09 Aug 2009 - Bruno Prior

Is it me, or is Robert Lucas's apologia for modern, mathematical macroeconomics in this week's -Economist-, effectively saying that their models are pretty good at predicting the economy will carry on in the direction it's currently going, until it doesn't, which point they are incapable of predicting? I think most of us could manage that, without needing a degree in maths and swathes of meaningless formulae. I predict that the current bear rally in the stockmarkets will continue until it doesn't. But I may have to turn to other tools than macroeconomic models if I want to avoid losing money when the market turns. Tools to help me moderate my losses in that situation are not as useful as tools that help me to avoid the losses in the first place, particularly if the tools to moderate my losses are at the expense of those who were more prudent than me.

The most pathetic and disingenuous of his arguments is that, not only were their models incapable of predicting the sharp reversal of the Credit Crunch, but that no one could, and that the sensible policy was therefore to carry on regardless, and deal with the mess if and when it arrived. It takes mathematical genius to be so disconnected from reality.

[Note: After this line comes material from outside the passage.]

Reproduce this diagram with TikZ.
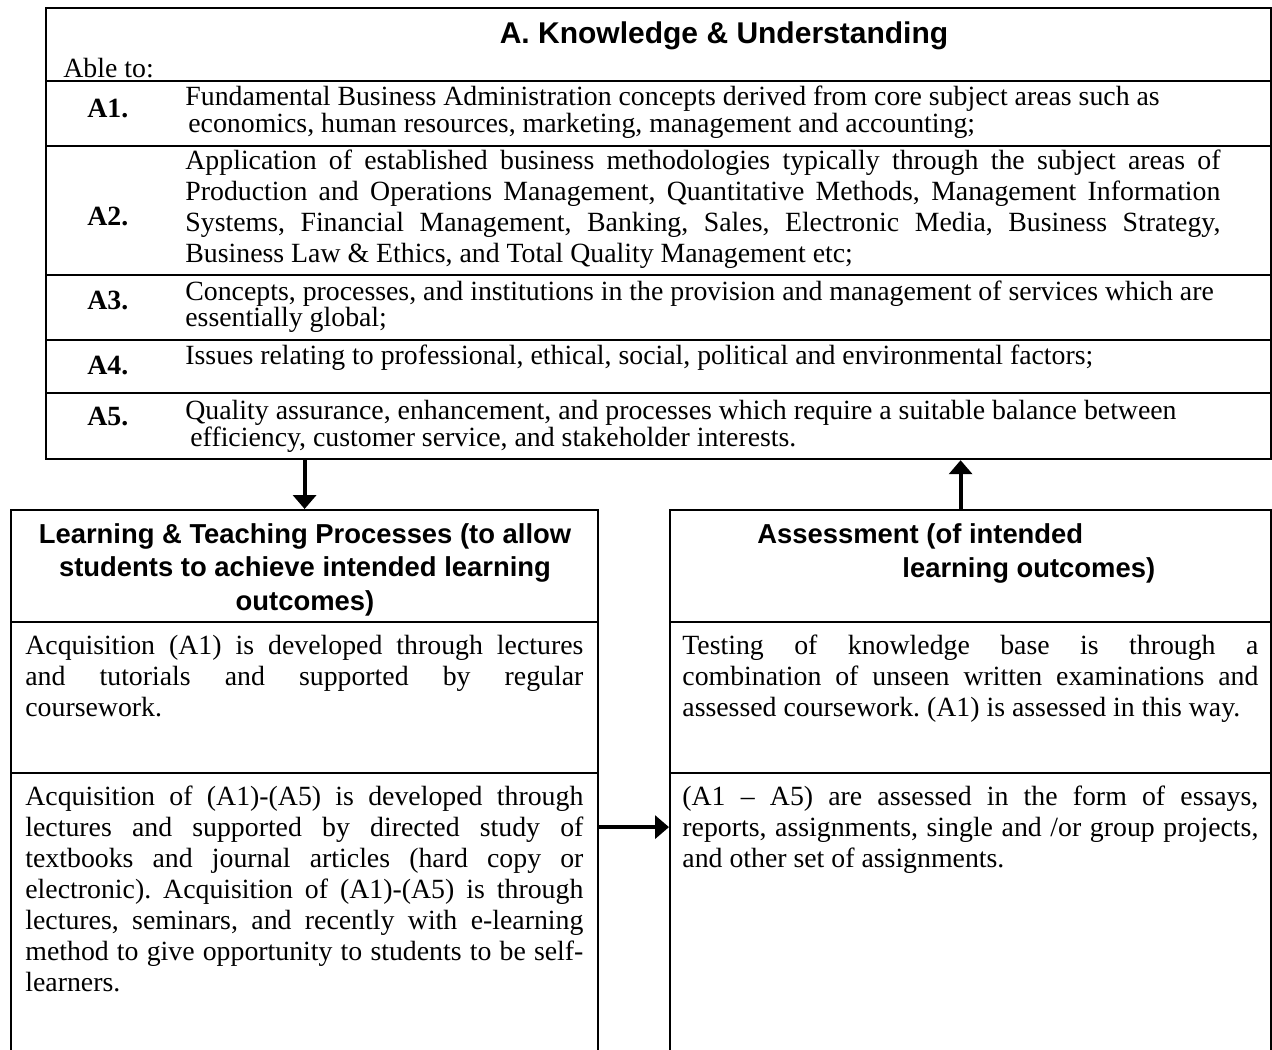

It was perfectly possible to see the mess we were getting ourselves into, and to say what we ought to do to stop it from getting worse. Followers of the Austrian school called it, as usual. But they were laughed out of court before the crisis by people who had swallowed the neo-classical macroeconomic swamp juice. Instead of apologizing and admitting that their paradigm is wrong, Lucas tries to associate everyone with his failures, and claims credit for suggesting the tools that have launched us on the next stage of irrational and distorted economic development.

How does someone like Lucas get the reputation he has in the economics community? Doesn't that tell us something about the wider irrationality of the mainstream economics establishment? Why are the mainstream economics schools not admitting that the Austrians got it more right than they did, and that that tells us something about the validity of the different paradigms? Is it because of their public-choice incentives? Few governments and corporations are going to pay good money for the anti-interventionist, sound-money insights of the Austrian school.